Scan the listing below and copy every line holding "this".

## Start Data to process

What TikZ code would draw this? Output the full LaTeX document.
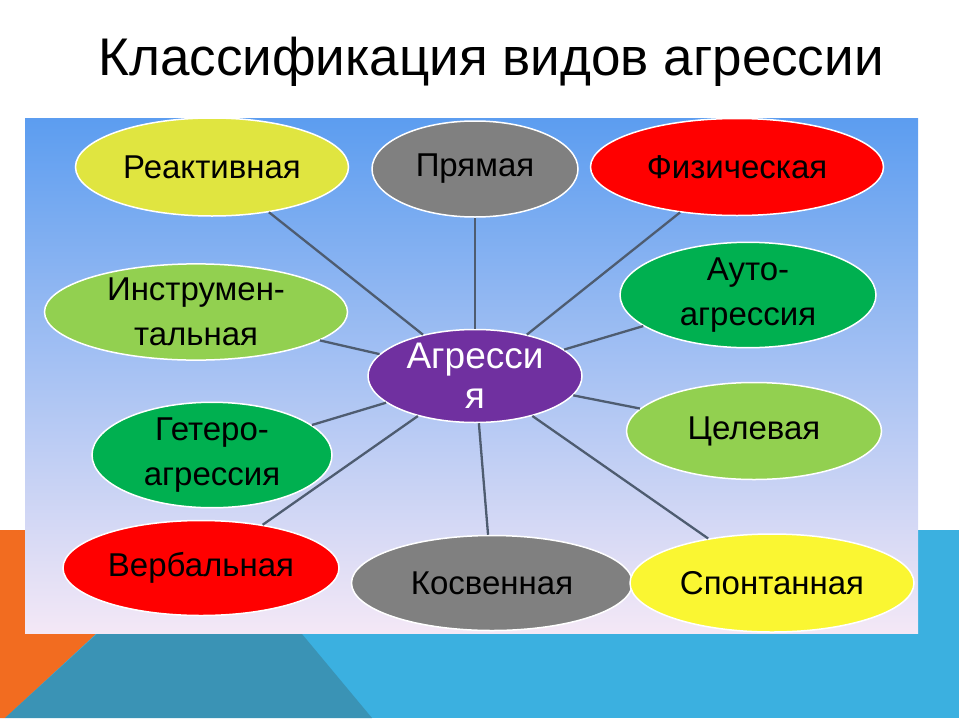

## End Data to process
## Start Data to process

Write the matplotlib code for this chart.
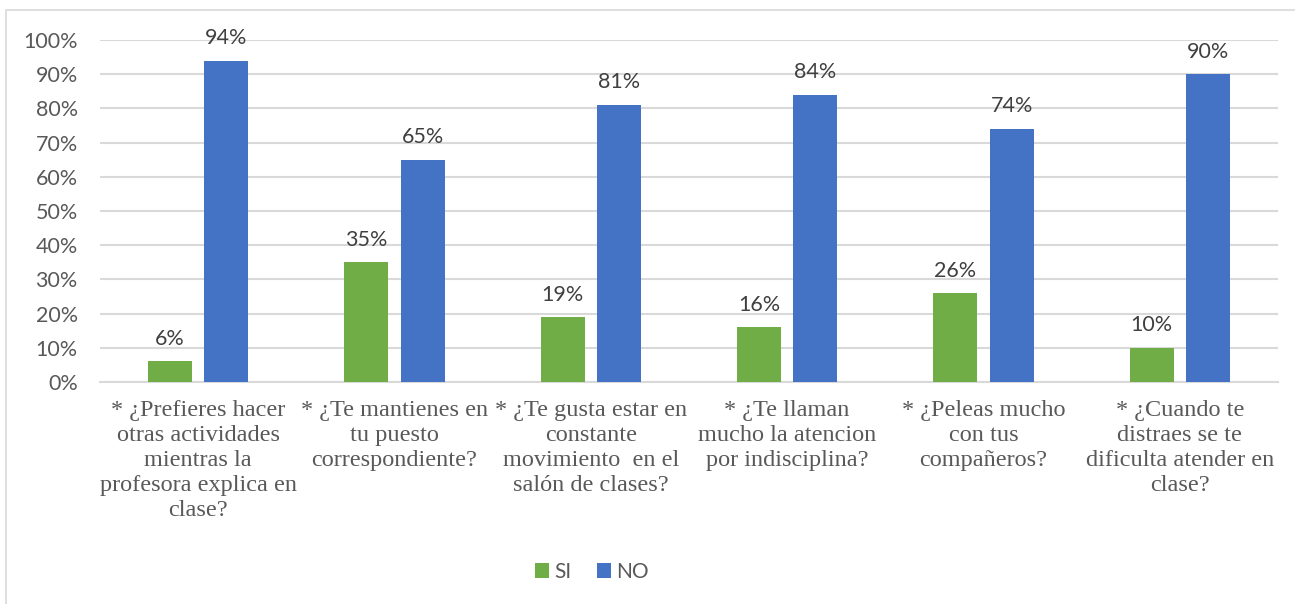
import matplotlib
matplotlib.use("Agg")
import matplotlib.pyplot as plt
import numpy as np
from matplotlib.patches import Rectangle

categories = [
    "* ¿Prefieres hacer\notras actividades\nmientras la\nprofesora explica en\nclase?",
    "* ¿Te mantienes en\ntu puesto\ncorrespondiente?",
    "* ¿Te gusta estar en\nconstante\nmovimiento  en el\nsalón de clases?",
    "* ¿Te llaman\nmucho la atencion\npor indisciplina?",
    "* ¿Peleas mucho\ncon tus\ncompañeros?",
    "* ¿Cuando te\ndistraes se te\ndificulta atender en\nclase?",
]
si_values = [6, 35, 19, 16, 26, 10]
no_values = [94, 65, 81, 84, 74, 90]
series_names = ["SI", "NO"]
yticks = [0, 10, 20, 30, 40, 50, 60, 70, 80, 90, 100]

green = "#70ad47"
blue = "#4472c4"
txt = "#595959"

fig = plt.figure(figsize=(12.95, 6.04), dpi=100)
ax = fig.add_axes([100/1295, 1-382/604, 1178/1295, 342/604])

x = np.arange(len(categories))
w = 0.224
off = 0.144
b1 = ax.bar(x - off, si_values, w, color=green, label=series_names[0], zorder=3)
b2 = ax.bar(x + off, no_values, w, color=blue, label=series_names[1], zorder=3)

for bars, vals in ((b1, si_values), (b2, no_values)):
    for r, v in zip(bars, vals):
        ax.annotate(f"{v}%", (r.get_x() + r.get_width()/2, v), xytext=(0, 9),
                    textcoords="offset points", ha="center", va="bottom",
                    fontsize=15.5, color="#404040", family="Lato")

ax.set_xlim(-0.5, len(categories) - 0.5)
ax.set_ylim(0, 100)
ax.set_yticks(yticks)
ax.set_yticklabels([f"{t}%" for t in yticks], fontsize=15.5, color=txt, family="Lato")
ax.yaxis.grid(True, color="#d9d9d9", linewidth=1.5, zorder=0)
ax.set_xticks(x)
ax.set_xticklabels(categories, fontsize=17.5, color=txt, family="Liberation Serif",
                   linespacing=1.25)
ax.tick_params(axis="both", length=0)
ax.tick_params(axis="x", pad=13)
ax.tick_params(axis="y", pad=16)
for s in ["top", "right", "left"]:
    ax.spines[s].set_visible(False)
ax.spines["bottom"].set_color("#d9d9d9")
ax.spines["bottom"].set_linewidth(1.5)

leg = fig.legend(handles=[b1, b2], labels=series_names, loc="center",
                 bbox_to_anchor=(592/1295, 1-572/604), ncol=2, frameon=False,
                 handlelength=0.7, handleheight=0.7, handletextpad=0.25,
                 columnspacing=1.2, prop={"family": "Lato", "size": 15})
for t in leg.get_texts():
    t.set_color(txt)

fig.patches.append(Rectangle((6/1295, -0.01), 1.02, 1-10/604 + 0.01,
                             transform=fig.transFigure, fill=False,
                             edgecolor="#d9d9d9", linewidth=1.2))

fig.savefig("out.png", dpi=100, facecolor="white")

## End Data to process

● **Correct result**:
What TikZ code would draw this? Output the full LaTeX document.
Write the matplotlib code for this chart.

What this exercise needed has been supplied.